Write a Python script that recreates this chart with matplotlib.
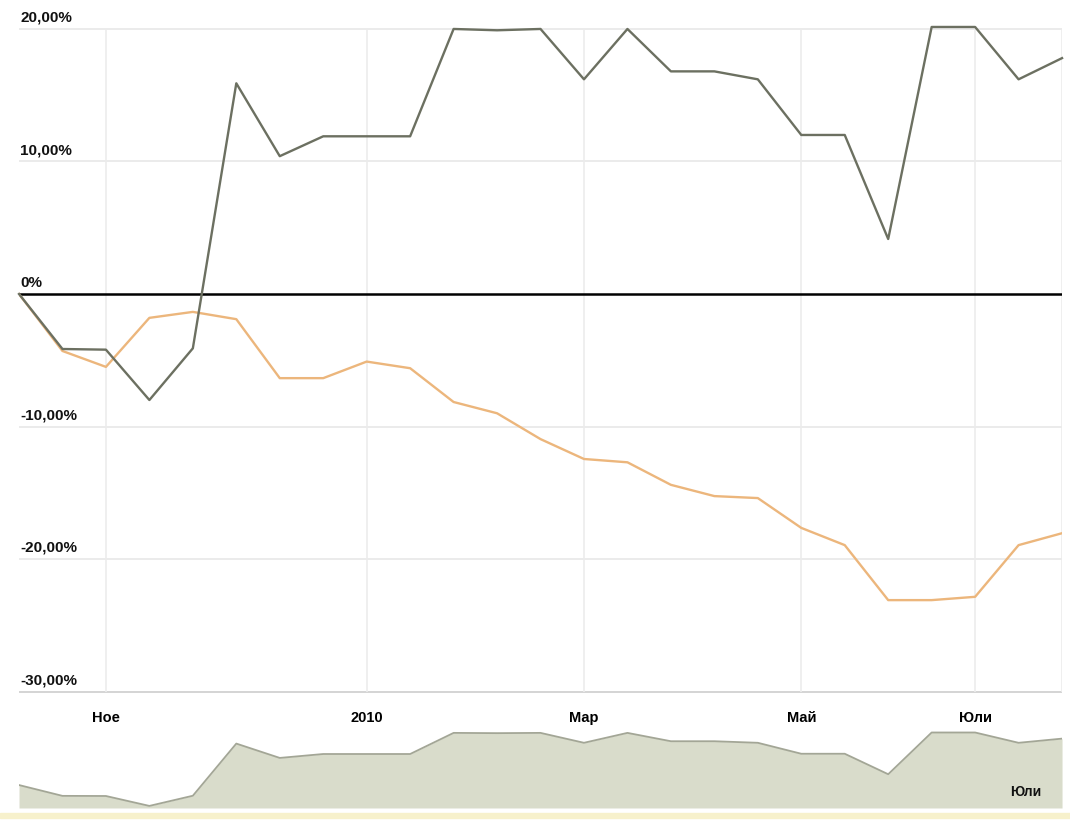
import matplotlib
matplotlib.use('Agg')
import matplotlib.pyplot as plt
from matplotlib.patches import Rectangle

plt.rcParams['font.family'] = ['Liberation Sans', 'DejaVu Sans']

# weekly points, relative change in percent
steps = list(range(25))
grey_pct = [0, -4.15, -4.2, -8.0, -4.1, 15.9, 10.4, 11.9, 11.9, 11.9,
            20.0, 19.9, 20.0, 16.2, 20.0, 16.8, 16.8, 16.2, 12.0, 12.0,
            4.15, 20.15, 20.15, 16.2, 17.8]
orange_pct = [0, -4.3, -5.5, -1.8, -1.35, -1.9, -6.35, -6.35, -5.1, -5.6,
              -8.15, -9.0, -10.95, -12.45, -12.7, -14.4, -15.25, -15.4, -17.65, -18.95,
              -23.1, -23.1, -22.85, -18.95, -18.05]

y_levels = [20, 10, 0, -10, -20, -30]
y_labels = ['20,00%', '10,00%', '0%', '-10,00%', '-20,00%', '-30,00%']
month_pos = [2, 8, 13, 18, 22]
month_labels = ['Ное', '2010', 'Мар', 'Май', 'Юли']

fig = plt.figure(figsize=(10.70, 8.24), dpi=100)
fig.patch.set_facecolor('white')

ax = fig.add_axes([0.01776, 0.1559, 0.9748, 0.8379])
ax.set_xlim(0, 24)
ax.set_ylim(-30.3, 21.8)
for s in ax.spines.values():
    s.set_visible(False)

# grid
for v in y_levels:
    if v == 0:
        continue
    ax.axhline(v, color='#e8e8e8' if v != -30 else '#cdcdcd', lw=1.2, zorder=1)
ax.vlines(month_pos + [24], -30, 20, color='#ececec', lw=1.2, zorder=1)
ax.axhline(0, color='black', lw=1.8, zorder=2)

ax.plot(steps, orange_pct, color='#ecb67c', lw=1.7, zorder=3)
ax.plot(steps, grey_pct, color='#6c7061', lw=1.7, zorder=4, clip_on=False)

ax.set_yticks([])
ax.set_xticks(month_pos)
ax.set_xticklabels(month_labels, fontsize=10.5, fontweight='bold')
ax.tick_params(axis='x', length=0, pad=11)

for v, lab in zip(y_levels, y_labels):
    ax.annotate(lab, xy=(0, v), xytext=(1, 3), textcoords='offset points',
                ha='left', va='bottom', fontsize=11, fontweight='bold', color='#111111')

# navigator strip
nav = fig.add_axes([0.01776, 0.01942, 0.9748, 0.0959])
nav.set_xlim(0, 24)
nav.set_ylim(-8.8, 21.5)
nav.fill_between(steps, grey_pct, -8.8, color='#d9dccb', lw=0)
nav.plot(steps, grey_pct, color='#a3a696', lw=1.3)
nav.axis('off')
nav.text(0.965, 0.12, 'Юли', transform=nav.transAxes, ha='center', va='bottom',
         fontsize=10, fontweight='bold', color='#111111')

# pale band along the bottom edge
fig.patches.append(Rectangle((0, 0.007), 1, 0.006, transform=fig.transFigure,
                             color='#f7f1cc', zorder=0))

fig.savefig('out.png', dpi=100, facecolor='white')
--
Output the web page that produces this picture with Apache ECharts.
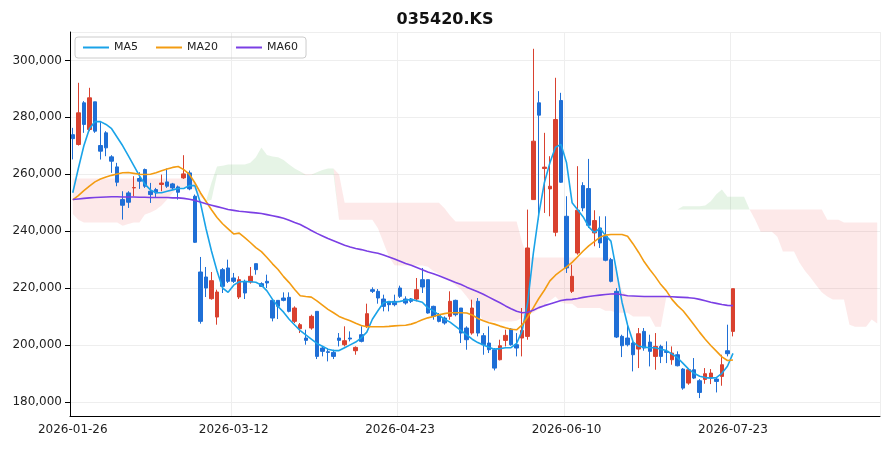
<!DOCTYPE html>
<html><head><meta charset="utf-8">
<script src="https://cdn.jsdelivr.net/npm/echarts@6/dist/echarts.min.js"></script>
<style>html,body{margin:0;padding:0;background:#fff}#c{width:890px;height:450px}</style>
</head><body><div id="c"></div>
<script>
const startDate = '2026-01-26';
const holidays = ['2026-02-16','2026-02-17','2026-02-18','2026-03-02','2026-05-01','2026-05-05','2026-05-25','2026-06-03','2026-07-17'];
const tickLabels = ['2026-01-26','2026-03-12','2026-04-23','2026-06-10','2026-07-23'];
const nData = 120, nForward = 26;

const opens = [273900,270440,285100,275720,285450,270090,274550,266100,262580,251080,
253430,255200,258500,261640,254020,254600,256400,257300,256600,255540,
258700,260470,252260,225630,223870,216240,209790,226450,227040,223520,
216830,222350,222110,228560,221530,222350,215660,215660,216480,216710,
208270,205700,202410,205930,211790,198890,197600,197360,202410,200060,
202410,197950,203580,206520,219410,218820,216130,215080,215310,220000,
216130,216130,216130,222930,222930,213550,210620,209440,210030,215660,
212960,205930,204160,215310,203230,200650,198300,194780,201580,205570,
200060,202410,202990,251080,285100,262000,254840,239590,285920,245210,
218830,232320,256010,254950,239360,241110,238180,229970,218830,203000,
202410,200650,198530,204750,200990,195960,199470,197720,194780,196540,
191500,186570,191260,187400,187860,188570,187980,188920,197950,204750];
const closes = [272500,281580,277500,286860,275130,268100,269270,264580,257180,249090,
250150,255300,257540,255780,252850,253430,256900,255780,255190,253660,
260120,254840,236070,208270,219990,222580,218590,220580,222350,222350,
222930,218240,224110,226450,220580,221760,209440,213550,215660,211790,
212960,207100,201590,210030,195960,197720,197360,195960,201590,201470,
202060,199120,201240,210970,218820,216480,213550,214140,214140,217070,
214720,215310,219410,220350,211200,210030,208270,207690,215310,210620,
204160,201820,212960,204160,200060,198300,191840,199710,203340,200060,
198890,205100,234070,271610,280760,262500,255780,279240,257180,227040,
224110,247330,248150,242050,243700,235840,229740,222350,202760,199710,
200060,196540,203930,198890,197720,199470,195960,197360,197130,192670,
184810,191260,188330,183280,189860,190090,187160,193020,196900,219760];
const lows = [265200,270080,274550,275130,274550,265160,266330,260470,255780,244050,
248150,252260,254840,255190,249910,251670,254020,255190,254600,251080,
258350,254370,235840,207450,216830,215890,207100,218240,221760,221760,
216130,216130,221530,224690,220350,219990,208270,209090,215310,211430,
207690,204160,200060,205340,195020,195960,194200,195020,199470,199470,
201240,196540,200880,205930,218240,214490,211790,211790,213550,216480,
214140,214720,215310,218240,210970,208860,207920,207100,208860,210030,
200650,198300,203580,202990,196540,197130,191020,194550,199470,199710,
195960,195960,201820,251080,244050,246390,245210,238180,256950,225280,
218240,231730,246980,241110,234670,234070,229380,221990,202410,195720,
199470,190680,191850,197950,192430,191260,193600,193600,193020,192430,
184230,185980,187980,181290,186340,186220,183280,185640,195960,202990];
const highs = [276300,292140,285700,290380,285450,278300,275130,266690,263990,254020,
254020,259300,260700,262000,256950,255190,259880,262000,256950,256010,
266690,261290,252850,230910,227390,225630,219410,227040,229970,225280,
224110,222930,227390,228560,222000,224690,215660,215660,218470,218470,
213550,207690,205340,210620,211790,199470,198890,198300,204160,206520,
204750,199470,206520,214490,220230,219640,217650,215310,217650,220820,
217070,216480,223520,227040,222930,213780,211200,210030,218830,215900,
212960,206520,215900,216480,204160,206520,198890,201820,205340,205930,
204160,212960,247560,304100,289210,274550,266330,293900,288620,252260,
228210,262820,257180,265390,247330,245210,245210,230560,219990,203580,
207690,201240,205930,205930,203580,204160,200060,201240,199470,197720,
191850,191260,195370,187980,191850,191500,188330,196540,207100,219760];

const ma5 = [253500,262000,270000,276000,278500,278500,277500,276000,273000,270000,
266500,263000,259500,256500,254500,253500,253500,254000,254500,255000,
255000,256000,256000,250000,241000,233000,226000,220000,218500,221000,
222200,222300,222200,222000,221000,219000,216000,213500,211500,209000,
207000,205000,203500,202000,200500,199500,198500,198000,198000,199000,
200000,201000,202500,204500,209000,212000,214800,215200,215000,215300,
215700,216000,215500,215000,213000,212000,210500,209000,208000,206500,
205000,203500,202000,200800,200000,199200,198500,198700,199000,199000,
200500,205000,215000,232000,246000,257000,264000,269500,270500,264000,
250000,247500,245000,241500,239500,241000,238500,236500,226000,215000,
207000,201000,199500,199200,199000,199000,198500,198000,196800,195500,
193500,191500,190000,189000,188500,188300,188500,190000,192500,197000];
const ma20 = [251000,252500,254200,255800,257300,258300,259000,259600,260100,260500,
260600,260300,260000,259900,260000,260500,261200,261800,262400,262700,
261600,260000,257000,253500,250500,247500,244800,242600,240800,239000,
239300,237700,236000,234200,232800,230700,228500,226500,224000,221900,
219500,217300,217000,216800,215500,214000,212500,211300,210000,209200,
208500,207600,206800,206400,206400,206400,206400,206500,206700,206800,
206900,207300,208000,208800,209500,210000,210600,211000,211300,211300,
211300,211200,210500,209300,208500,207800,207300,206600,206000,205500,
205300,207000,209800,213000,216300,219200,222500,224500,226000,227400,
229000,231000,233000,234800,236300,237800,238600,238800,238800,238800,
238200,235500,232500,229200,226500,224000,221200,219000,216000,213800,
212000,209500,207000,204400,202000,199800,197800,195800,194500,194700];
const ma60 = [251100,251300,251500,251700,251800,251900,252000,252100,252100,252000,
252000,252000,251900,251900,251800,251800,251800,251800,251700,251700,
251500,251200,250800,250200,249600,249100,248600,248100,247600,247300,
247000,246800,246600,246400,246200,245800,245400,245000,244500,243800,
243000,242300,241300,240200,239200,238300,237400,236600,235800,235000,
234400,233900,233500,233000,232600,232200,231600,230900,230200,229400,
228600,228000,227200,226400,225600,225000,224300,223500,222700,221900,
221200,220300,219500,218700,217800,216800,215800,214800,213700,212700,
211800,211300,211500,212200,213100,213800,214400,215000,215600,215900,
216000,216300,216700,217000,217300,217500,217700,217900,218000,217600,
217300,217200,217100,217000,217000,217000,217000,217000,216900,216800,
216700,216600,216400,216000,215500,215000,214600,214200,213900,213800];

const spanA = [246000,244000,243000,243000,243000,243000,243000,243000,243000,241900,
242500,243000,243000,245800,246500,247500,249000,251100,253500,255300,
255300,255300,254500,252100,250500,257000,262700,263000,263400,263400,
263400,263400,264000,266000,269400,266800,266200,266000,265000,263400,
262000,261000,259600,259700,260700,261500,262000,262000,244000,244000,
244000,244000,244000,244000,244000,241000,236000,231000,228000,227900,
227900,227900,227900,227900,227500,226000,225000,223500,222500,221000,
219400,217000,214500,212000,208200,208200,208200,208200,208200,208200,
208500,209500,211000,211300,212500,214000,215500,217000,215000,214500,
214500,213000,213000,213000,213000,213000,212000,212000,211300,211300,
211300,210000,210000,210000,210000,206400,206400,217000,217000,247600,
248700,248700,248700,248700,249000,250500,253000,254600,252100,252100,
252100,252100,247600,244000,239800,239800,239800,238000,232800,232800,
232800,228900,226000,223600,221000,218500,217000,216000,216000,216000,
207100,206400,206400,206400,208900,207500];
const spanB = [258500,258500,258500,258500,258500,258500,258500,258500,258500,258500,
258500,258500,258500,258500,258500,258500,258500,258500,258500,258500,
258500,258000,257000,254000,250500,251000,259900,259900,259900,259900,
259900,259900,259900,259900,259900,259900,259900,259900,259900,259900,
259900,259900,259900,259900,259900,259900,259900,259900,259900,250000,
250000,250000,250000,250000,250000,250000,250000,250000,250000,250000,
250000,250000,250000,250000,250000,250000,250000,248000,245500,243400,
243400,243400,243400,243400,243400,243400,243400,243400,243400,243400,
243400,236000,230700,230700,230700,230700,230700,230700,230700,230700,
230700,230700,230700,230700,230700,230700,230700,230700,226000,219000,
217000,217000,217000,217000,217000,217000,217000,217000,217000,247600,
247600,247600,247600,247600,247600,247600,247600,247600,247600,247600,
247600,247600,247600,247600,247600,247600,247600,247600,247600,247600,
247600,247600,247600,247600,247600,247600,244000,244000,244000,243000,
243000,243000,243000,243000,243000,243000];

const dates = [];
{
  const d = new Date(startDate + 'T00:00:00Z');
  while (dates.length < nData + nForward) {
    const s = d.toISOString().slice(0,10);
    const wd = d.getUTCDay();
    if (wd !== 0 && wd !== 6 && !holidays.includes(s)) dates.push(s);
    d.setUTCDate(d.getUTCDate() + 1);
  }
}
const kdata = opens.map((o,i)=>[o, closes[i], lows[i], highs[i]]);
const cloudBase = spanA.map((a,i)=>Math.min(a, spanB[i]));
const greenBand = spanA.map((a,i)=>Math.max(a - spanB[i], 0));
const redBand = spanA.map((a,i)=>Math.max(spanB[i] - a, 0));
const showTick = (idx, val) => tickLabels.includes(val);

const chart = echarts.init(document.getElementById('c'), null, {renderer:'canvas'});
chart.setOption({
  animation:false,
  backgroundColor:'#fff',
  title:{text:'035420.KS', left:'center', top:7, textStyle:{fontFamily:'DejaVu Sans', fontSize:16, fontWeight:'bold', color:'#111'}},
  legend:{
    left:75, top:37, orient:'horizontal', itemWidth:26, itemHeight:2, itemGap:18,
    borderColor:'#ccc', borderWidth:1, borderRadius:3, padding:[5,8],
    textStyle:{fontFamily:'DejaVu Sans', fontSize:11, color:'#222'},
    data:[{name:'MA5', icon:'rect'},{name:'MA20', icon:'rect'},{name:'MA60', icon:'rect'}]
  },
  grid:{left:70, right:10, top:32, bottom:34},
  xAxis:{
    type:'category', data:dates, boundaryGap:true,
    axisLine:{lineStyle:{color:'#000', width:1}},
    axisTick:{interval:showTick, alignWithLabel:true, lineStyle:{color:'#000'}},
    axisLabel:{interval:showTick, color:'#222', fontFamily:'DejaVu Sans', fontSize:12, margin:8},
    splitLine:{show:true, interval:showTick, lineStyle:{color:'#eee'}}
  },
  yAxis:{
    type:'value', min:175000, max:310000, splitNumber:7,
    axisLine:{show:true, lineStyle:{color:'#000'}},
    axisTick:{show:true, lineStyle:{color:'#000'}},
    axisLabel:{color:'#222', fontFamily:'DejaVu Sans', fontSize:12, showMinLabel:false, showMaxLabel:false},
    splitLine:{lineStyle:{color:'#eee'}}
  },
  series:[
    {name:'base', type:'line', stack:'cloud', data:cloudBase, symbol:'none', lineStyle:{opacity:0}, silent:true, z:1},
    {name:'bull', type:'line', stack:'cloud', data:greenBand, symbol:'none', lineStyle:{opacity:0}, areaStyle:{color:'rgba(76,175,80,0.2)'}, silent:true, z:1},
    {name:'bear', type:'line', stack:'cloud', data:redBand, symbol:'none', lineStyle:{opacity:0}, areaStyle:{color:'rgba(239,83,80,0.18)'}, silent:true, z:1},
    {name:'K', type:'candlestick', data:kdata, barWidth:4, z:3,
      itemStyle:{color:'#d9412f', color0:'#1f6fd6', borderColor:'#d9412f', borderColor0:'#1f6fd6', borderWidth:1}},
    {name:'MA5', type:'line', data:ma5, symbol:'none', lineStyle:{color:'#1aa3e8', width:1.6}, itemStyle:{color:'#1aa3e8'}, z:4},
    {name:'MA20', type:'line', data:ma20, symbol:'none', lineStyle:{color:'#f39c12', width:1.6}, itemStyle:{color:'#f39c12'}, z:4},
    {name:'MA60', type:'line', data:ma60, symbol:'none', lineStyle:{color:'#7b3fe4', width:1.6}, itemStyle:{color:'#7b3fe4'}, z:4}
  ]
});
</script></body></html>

Task prompt => Reproduce each line of the material containing the word "script".

Complete answer =>
Write a Python script that recreates this chart with matplotlib.
<script src="https://cdn.jsdelivr.net/npm/echarts@6/dist/echarts.min.js"></script>
<script>
</script></body></html>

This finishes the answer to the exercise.